=== The input ===

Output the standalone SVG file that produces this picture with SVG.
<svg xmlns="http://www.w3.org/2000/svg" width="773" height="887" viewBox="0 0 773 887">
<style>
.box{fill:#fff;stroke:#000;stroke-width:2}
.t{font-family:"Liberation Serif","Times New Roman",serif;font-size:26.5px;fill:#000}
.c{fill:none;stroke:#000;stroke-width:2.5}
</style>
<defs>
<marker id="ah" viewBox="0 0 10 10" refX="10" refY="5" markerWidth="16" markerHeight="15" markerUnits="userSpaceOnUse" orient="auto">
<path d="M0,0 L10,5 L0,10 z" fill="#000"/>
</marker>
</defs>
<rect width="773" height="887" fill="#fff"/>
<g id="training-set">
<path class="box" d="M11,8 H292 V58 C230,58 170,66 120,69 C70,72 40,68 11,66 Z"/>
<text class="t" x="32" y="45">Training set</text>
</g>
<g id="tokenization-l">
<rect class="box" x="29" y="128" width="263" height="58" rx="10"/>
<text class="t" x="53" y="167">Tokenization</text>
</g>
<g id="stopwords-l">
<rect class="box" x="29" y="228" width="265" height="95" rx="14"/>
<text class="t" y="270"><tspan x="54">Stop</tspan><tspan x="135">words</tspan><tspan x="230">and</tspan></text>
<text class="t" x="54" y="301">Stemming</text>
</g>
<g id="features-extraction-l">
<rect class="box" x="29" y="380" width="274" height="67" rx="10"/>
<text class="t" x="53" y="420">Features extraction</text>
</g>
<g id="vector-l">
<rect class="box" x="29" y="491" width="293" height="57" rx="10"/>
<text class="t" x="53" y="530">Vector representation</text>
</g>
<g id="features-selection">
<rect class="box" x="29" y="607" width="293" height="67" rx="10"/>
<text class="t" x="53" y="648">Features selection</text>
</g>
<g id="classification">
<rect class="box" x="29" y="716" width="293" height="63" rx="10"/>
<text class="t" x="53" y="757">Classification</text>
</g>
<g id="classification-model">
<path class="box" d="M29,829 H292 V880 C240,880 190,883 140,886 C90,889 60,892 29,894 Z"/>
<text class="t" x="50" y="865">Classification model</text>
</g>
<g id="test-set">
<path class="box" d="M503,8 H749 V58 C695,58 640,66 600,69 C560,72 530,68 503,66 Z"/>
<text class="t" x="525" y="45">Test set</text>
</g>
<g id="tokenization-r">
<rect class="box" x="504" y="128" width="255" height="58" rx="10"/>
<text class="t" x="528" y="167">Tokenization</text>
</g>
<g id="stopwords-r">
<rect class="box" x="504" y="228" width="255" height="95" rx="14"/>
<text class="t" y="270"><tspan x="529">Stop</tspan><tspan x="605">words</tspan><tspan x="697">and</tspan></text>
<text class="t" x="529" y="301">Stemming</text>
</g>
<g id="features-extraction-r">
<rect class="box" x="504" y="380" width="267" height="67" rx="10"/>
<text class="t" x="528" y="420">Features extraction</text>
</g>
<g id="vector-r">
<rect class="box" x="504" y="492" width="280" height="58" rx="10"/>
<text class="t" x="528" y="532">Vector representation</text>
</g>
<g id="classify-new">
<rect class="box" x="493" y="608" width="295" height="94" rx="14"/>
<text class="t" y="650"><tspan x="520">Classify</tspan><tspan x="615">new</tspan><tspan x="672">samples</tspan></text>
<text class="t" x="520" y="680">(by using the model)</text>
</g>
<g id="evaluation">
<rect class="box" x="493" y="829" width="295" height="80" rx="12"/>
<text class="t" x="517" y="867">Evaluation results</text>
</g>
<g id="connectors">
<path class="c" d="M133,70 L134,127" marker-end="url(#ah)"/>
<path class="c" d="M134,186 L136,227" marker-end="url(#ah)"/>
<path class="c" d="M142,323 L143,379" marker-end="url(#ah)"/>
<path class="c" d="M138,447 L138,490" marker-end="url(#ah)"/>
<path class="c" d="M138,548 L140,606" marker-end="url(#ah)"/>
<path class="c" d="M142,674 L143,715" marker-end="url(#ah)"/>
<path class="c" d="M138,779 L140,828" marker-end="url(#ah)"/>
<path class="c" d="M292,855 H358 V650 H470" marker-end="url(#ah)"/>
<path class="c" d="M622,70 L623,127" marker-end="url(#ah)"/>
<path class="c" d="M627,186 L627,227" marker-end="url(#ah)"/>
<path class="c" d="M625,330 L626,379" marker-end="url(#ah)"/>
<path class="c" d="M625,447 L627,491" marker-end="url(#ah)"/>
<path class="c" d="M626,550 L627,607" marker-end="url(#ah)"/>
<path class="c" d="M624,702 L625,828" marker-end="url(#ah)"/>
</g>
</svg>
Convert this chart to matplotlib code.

=== Short task ===
Each line must be given again exactly as written above.

=== The completed task ===
Output the standalone SVG file that produces this picture with SVG.
<svg xmlns="http://www.w3.org/2000/svg" width="773" height="887" viewBox="0 0 773 887">
<style>
.box{fill:#fff;stroke:#000;stroke-width:2}
.t{font-family:"Liberation Serif","Times New Roman",serif;font-size:26.5px;fill:#000}
.c{fill:none;stroke:#000;stroke-width:2.5}
</style>
<defs>
<marker id="ah" viewBox="0 0 10 10" refX="10" refY="5" markerWidth="16" markerHeight="15" markerUnits="userSpaceOnUse" orient="auto">
<path d="M0,0 L10,5 L0,10 z" fill="#000"/>
</marker>
</defs>
<rect width="773" height="887" fill="#fff"/>
<g id="training-set">
<path class="box" d="M11,8 H292 V58 C230,58 170,66 120,69 C70,72 40,68 11,66 Z"/>
<text class="t" x="32" y="45">Training set</text>
</g>
<g id="tokenization-l">
<rect class="box" x="29" y="128" width="263" height="58" rx="10"/>
<text class="t" x="53" y="167">Tokenization</text>
</g>
<g id="stopwords-l">
<rect class="box" x="29" y="228" width="265" height="95" rx="14"/>
<text class="t" y="270"><tspan x="54">Stop</tspan><tspan x="135">words</tspan><tspan x="230">and</tspan></text>
<text class="t" x="54" y="301">Stemming</text>
</g>
<g id="features-extraction-l">
<rect class="box" x="29" y="380" width="274" height="67" rx="10"/>
<text class="t" x="53" y="420">Features extraction</text>
</g>
<g id="vector-l">
<rect class="box" x="29" y="491" width="293" height="57" rx="10"/>
<text class="t" x="53" y="530">Vector representation</text>
</g>
<g id="features-selection">
<rect class="box" x="29" y="607" width="293" height="67" rx="10"/>
<text class="t" x="53" y="648">Features selection</text>
</g>
<g id="classification">
<rect class="box" x="29" y="716" width="293" height="63" rx="10"/>
<text class="t" x="53" y="757">Classification</text>
</g>
<g id="classification-model">
<path class="box" d="M29,829 H292 V880 C240,880 190,883 140,886 C90,889 60,892 29,894 Z"/>
<text class="t" x="50" y="865">Classification model</text>
</g>
<g id="test-set">
<path class="box" d="M503,8 H749 V58 C695,58 640,66 600,69 C560,72 530,68 503,66 Z"/>
<text class="t" x="525" y="45">Test set</text>
</g>
<g id="tokenization-r">
<rect class="box" x="504" y="128" width="255" height="58" rx="10"/>
<text class="t" x="528" y="167">Tokenization</text>
</g>
<g id="stopwords-r">
<rect class="box" x="504" y="228" width="255" height="95" rx="14"/>
<text class="t" y="270"><tspan x="529">Stop</tspan><tspan x="605">words</tspan><tspan x="697">and</tspan></text>
<text class="t" x="529" y="301">Stemming</text>
</g>
<g id="features-extraction-r">
<rect class="box" x="504" y="380" width="267" height="67" rx="10"/>
<text class="t" x="528" y="420">Features extraction</text>
</g>
<g id="vector-r">
<rect class="box" x="504" y="492" width="280" height="58" rx="10"/>
<text class="t" x="528" y="532">Vector representation</text>
</g>
<g id="classify-new">
<rect class="box" x="493" y="608" width="295" height="94" rx="14"/>
<text class="t" y="650"><tspan x="520">Classify</tspan><tspan x="615">new</tspan><tspan x="672">samples</tspan></text>
<text class="t" x="520" y="680">(by using the model)</text>
</g>
<g id="evaluation">
<rect class="box" x="493" y="829" width="295" height="80" rx="12"/>
<text class="t" x="517" y="867">Evaluation results</text>
</g>
<g id="connectors">
<path class="c" d="M133,70 L134,127" marker-end="url(#ah)"/>
<path class="c" d="M134,186 L136,227" marker-end="url(#ah)"/>
<path class="c" d="M142,323 L143,379" marker-end="url(#ah)"/>
<path class="c" d="M138,447 L138,490" marker-end="url(#ah)"/>
<path class="c" d="M138,548 L140,606" marker-end="url(#ah)"/>
<path class="c" d="M142,674 L143,715" marker-end="url(#ah)"/>
<path class="c" d="M138,779 L140,828" marker-end="url(#ah)"/>
<path class="c" d="M292,855 H358 V650 H470" marker-end="url(#ah)"/>
<path class="c" d="M622,70 L623,127" marker-end="url(#ah)"/>
<path class="c" d="M627,186 L627,227" marker-end="url(#ah)"/>
<path class="c" d="M625,330 L626,379" marker-end="url(#ah)"/>
<path class="c" d="M625,447 L627,491" marker-end="url(#ah)"/>
<path class="c" d="M626,550 L627,607" marker-end="url(#ah)"/>
<path class="c" d="M624,702 L625,828" marker-end="url(#ah)"/>
</g>
</svg>
Convert this chart to matplotlib code.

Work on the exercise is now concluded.